Charts and diagrams as code.

******

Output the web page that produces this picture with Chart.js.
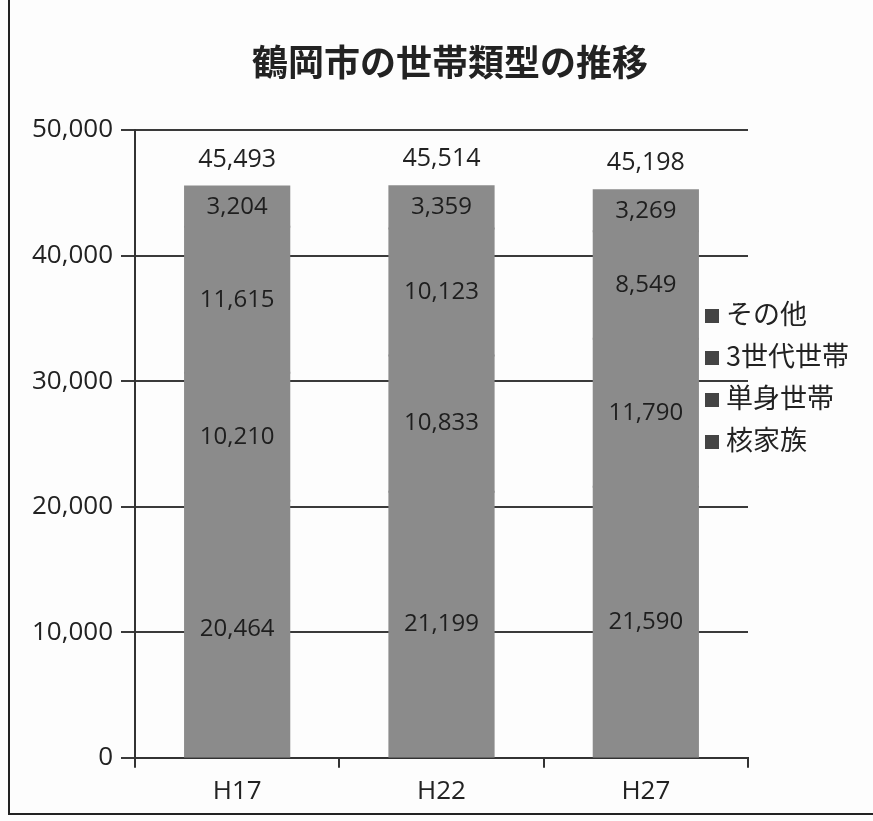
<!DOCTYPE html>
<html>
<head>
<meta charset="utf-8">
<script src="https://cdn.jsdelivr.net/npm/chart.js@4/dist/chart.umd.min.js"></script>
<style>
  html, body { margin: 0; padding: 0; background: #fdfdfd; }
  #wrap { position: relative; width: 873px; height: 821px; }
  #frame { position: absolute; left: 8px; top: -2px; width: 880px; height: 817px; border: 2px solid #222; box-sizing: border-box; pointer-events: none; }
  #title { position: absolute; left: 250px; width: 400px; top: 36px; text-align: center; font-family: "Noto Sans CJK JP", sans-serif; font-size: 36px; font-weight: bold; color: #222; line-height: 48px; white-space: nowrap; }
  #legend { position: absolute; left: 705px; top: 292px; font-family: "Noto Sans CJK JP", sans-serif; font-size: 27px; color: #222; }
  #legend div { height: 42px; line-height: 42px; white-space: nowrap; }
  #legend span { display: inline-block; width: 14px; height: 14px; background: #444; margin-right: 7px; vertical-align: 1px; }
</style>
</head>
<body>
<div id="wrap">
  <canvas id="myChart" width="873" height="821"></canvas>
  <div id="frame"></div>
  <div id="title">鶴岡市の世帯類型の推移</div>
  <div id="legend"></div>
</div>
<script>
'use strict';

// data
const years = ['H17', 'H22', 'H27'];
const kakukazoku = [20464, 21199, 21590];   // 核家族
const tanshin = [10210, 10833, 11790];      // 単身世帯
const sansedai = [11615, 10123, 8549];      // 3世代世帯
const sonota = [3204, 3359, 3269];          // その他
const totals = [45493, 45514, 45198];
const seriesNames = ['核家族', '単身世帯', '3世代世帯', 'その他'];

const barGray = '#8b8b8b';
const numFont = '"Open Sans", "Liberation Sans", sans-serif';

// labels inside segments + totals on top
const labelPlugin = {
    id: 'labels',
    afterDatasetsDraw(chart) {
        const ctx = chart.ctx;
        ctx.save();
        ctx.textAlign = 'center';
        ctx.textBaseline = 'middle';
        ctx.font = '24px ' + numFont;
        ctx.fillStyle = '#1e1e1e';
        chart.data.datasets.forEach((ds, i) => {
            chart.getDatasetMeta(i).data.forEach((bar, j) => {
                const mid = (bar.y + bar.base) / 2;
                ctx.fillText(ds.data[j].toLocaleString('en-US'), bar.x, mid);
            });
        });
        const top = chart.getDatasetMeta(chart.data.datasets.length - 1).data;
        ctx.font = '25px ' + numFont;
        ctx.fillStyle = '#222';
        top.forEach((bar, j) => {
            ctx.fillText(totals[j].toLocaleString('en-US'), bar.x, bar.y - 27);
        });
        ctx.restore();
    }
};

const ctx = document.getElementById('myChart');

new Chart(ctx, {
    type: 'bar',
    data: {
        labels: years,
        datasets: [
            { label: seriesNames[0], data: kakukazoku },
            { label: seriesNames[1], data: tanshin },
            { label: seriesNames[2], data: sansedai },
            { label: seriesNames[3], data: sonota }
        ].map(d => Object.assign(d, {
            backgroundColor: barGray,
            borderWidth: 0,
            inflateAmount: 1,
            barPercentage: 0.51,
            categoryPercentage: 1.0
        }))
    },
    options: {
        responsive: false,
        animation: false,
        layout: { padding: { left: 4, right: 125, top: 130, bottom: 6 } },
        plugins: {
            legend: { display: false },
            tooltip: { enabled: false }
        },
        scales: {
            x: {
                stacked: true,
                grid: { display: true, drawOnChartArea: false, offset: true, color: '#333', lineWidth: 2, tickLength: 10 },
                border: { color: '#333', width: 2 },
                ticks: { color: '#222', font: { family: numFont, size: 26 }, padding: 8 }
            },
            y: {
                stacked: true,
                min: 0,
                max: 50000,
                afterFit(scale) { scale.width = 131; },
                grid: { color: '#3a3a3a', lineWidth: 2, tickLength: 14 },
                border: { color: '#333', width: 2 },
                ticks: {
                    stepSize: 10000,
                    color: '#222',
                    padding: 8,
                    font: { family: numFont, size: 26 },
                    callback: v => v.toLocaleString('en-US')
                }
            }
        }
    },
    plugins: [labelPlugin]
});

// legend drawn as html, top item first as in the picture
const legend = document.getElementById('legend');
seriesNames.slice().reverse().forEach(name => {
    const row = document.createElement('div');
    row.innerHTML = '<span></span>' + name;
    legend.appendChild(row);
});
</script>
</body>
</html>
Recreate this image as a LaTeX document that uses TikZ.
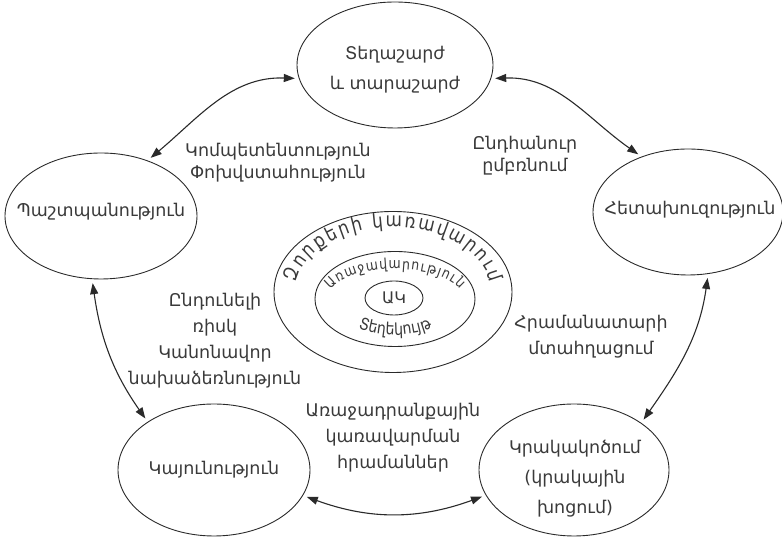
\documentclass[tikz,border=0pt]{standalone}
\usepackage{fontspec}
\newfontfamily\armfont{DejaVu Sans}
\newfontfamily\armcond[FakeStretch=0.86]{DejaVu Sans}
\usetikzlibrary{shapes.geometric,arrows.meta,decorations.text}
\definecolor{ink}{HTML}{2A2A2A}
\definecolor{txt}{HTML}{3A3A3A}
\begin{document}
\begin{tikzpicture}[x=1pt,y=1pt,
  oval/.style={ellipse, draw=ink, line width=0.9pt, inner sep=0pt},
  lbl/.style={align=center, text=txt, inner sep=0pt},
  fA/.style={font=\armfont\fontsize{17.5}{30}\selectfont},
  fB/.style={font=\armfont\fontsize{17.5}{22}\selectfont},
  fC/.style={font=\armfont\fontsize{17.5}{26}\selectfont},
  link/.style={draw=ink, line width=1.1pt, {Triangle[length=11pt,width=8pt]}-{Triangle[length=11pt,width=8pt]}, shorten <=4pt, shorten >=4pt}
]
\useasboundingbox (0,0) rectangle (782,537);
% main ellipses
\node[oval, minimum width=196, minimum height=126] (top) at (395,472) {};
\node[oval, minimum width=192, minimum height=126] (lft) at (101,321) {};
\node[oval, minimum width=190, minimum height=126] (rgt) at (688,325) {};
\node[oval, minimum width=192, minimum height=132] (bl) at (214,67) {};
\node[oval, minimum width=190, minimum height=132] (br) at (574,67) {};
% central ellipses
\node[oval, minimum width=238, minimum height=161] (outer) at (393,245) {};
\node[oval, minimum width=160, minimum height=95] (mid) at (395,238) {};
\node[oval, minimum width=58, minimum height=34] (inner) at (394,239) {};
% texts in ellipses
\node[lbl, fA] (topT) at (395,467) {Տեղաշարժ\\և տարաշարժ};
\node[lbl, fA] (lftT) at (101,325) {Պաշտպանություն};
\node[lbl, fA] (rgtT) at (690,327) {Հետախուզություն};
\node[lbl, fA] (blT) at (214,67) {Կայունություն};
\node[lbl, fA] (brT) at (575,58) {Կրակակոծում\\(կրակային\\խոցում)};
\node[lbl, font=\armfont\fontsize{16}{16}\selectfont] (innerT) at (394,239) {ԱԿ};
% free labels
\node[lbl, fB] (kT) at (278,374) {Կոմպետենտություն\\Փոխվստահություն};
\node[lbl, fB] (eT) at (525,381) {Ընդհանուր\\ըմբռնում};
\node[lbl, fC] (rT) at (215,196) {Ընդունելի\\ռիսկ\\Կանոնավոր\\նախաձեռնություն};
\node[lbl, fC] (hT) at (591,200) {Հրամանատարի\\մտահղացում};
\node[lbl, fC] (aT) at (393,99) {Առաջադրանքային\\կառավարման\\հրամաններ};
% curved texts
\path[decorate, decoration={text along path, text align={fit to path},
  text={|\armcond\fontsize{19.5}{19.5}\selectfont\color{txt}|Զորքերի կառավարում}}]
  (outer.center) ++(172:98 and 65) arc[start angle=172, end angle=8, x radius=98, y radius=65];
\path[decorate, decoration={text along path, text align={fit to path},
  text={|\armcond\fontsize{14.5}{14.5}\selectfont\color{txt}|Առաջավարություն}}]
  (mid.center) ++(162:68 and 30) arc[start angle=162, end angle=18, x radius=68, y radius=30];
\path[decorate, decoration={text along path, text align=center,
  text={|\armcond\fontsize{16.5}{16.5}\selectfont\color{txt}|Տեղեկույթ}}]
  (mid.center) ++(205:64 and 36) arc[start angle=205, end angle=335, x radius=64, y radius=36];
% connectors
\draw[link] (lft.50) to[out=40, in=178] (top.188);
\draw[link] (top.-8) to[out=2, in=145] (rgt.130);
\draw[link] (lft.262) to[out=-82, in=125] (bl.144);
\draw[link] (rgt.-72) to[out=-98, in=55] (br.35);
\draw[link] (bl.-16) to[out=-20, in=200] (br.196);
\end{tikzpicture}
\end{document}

******

WHAT IS ASKED.
Collect the complete line wherever the string "this" appears in the records.

TASK SOLUTION.
Output the web page that produces this picture with Chart.js.
Recreate this image as a LaTeX document that uses TikZ.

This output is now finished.